Hadoop 0.17 Preview

Apache Hadoop 0.17 is due for release any day now. Feature freeze for the release was on April 4th. The Hadoop dev community is currently actively fixing blocking issues discovered by users that have tried it out. This is a release we’re very excited about as it introduces many long awaited performance fixes to the platform. We’ve observed on the order of 30%(!) improvement in the runtime of some of the Hadoop benchmarks. As always, user feedback is invaluable and we urge folks to kick the tires on the release and help close it out. Here is a quick rundown of the important changes in the release.

HDFS

 

  • Syntax cleanup of Hadoop fs shell commands

    The syntax of many Hadoop fs shell commands has been revised. The goals have syntax consistency across commands and compatibility with POSIX syntax as far as possible.
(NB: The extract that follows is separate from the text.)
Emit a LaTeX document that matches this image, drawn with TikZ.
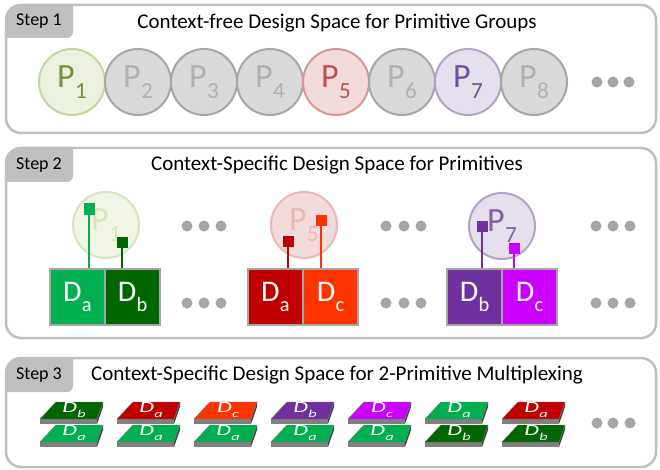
\documentclass[tikz,border=0pt]{standalone}
\usepackage{fontspec}
\setmainfont{Carlito}
\usepackage{graphicx}
\usetikzlibrary{positioning}

\definecolor{frame}{HTML}{BFBFBF}
\definecolor{tabgray}{HTML}{BFBFBF}
\definecolor{dotgray}{HTML}{A6A6A6}
\definecolor{boxline}{HTML}{A6A6A6}
\definecolor{cda}{HTML}{00B050}
\definecolor{cdb}{HTML}{006600}
\definecolor{cra}{HTML}{C00000}
\definecolor{crc}{HTML}{FF3300}
\definecolor{cpb}{HTML}{7030A0}
\definecolor{cpc}{HTML}{CC00FF}

% subscript label, e.g. P_1, D_a
\newcommand{\idx}[2]{#1\kern0.3pt\raisebox{-0.32em}{\scalebox{0.68}{#2}}}

% one 3-D tile: x, y (front left corner), colour, label
\newcommand{\dtile}[4]{%
  \fill[black!75] (#1+57,#2) -- (#1+63,#2-17) -- (#1+63,#2-12) -- (#1+57,#2+5) -- cycle;
  \fill[black!50] (#1,#2) rectangle (#1+57,#2+5);
  \filldraw[#3, draw=black!55, line width=0.4pt] (#1,#2) -- (#1+57,#2) -- (#1+63,#2-17) -- (#1+16,#2-17) -- cycle;
  \node[tilelbl] at (#1+34,#2-9) {\scalebox{1}[0.65]{#4}};
}

\begin{document}
\begin{tikzpicture}[x=1pt,y=-1pt,on grid,
    panel/.style={draw=frame, line width=2.5pt, rounded corners=15pt},
    steptab/.style={font=\fontsize{18}{18}\selectfont},
    title/.style={font=\fontsize{21}{21}\selectfont},
    prim/.style={circle, minimum size=66pt, line width=2pt, font=\fontsize{34}{34}\selectfont},
    pg/.style={prim, fill={rgb,255:red,217;green,217;blue,217}, draw={rgb,255:red,166;green,166;blue,166}, text={rgb,255:red,176;green,176;blue,176}},
    pa/.style={prim, fill={rgb,255:red,235;green,241;blue,222}, draw={rgb,255:red,195;green,214;blue,155}, text={rgb,255:red,119;green,147;blue,60}},
    pb/.style={prim, fill={rgb,255:red,242;green,220;blue,219}, draw={rgb,255:red,217;green,150;blue,148}, text={rgb,255:red,192;green,80;blue,77}},
    pc/.style={prim, fill={rgb,255:red,229;green,224;blue,236}, draw={rgb,255:red,179;green,162;blue,199}, text={rgb,255:red,112;green,80;blue,160}},
    fa/.style={prim, fill={rgb,255:red,240;green,245;blue,230}, draw={rgb,255:red,215;green,228;blue,189}, text={rgb,255:red,215;green,228;blue,189}},
    fb/.style={prim, fill={rgb,255:red,242;green,220;blue,219}, draw={rgb,255:red,230;green,185;blue,184}, text={rgb,255:red,230;green,185;blue,184}},
    fc/.style={prim, fill={rgb,255:red,229;green,224;blue,236}, draw={rgb,255:red,179;green,162;blue,199}, text={rgb,255:red,128;green,100;blue,162}},
    dbox/.style={rectangle, minimum width=55pt, minimum height=56pt, draw=boxline, line width=2.5pt, text=white, font=\fontsize{30}{30}\selectfont},
    pin/.style={rectangle, minimum size=11pt, inner sep=0pt},
    wire/.style={line width=2pt},
    dot/.style={circle, fill=dotgray, minimum size=11pt, inner sep=0pt},
    tilelbl/.style={text=white, inner sep=0pt, font=\fontsize{24}{24}\selectfont\itshape}]

\useasboundingbox (0,0) rectangle (660,470);

% step 1
\begin{scope}
  \clip[rounded corners=15pt] (6,5) rectangle (656,133);
  \fill[tabgray, rounded corners=6pt] (0,0) rectangle (73,38);
\end{scope}
\draw[panel] (6,5) rectangle (656,133);
\node[steptab] (s1) at (39,21) {Step 1};
\node[title] (t1) at (337,23) {Context-free Design Space for Primitive Groups};

\node[pa] (p1) at (72,82) {\idx{P}{1}};
\node[pg, node distance=66pt] (p2) [right=of p1] {\idx{P}{2}};
\node[pg, node distance=66pt] (p3) [right=of p2] {\idx{P}{3}};
\node[pg, node distance=66pt] (p4) [right=of p3] {\idx{P}{4}};
\node[pb, node distance=66pt] (p5) [right=of p4] {\idx{P}{5}};
\node[pg, node distance=66pt] (p6) [right=of p5] {\idx{P}{6}};
\node[pc, node distance=66pt] (p7) [right=of p6] {\idx{P}{7}};
\node[pg, node distance=66pt] (p8) [right=of p7] {\idx{P}{8}};
\foreach \x in {597,613,629} \node[dot] (d1-\x) at (\x,82) {};

% step 2
\begin{scope}
  \clip[rounded corners=15pt] (6,148) rectangle (656,338);
  \fill[tabgray, rounded corners=6pt] (0,140) rectangle (73,182);
\end{scope}
\draw[panel] (6,148) rectangle (656,338);
\node[steptab] (s2) at (39,165) {Step 2};
\node[title] (t2) at (337,165) {Context-Specific Design Space for Primitives};

\node[fa] (q1) at (106,225) {\idx{P}{1}};
\node[fb] (q5) at (304,225) {\idx{P}{5}};
\node[fc] (q7) at (502,226) {\idx{P}{7}};

\node[dbox, fill=cda] (a1) at (77.5,297) {\idx{D}{a}};
\node[dbox, fill=cdb, node distance=55pt] (b1) [right=of a1] {\idx{D}{b}};
\node[dbox, fill=cra] (a5) at (275.5,297) {\idx{D}{a}};
\node[dbox, fill=crc, node distance=55pt] (c5) [right=of a5] {\idx{D}{c}};
\node[dbox, fill=cpb] (b7) at (474.5,297) {\idx{D}{b}};
\node[dbox, fill=cpc, node distance=55pt] (c7) [right=of b7] {\idx{D}{c}};

\node[pin, fill=cda] (ka1) at (89,209) {};
\node[pin, fill=cdb] (kb1) at (122,242) {};
\node[pin, fill=cra] (ka5) at (288,241) {};
\node[pin, fill=crc] (kc5) at (321,220) {};
\node[pin, fill=cpb] (kb7) at (482,226) {};
\node[pin, fill=cpc] (kc7) at (514,248) {};

\draw[wire, cda] (ka1) -- (ka1 |- a1.north);
\draw[wire, cdb] (kb1) -- (kb1 |- b1.north);
\draw[wire, cra] (ka5) -- (ka5 |- a5.north);
\draw[wire, crc] (kc5) -- (kc5 |- c5.north);
\draw[wire, cpb] (kb7) -- (kb7 |- b7.north);
\draw[wire, cpc] (kc7) -- (kc7 |- c7.north);

\foreach \x in {187,204,221,386,404,421,596,613,630} {
  \node[dot] (du-\x) at (\x,226) {};
  \node[dot] (dl-\x) at (\x,303) {};
}

% step 3
\begin{scope}
  \clip[rounded corners=15pt] (6,358) rectangle (656,467);
  \fill[tabgray, rounded corners=6pt] (0,350) rectangle (73,392);
\end{scope}
\draw[panel] (6,358) rectangle (656,467);
\node[steptab] (s3) at (39,375) {Step 3};
\node[title] (t3) at (337,375) {Context-Specific Design Space for 2-Primitive Multiplexing};

\dtile{40}{442}{cda}{\idx{D}{a}}   \dtile{40}{419}{cdb}{\idx{D}{b}}
\dtile{117}{442}{cda}{\idx{D}{a}}  \dtile{117}{419}{cra}{\idx{D}{a}}
\dtile{194}{442}{cda}{\idx{D}{a}}  \dtile{194}{419}{crc}{\idx{D}{c}}
\dtile{271}{442}{cda}{\idx{D}{a}}  \dtile{271}{419}{cpb}{\idx{D}{b}}
\dtile{348}{442}{cda}{\idx{D}{a}}  \dtile{348}{419}{cpc}{\idx{D}{c}}
\dtile{425}{442}{cdb}{\idx{D}{b}}  \dtile{425}{419}{cda}{\idx{D}{a}}
\dtile{502}{442}{cdb}{\idx{D}{b}}  \dtile{502}{419}{cra}{\idx{D}{a}}
\foreach \x in {597,613,630} \node[dot] (d3-\x) at (\x,423) {};

\end{tikzpicture}
\end{document}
For examples, see HADOOP-1677, HADOOP-1792, HADOOP-1891
  • Block placement changes

    HDFS’ block placement strategy is now more tuned towards evenly distributing data across nodes. When a block is written from a node that is not running a Datanode, the first replica is written to a node on the same switch as the writer (instead of being written to the same node as the writer). The remaining two replicas are written to two nodes on a different switch. This strategy produces substantially better distributions in cases where data is loaded into HDFS from a small number of machines. More details at HADOOP-2559.
  • Append... getting closer

    Everyone’s favorite bug, HADOOP-1700, is still not closed, but a lot of progress has been made in this release. Append related work will make possible new flush() and sync() methods in the HDFS interface. The semantics are familiar. The flush() call plonks data into the ‘system buffers’ and returns immediately. The sync() call writes the data to the system, and returns only when it has hit disk.
  • More efficient replication

    Losing a rack of nodes usually means that the Namenode has to replicate around half a million blocks, and quickly. This would cause Namenode responsiveness to degrade and would increase the risk of data loss. A faster replication scheduling algorithm in the Namenode enables it to maintain quality of service to clients and replicate data faster in the event of losing many nodes at once.

Map/Reduce

 

  • Switch awareness

    Hadoop map/reduce is now capable of switch aware task placement. The framework attempts to place tasks on machines where their input data resides. In many cases (in particular with HoD), machines with input data are not available for running tasks, but machines that share a switch with such ‘input nodes’ are. Hadoop will now attempt to place tasks on machines that are switch local to input when machines with input data are unavailable.
  • Faster task scheduling

    HADOOP-2119 removes many inefficiencies in task placement and scheduling logic. The JobTracker would perform linear scans of the list of submitted tasks in cases where it did not find an obvious candidate task for a node. With better data structures for managing job state, all task placement operations now run in constant time.
  • Sort and shuffle improvements

    A couple of significant improvements to sort and shuffle are included in the form of HADOOP-910 and HADOOP-2919. HADOOP-910 has reducers performing merges of shuffle data (both in memory and on disk) while fetching map outputs. HADOOP-2919 improves memory management in sort on the map side, substantially decreases setup cost for the sort and uses quicksort instead of mergesort as the sorting algorithm.

Sameer Paranjpye
Yahoo! Grid Computing Team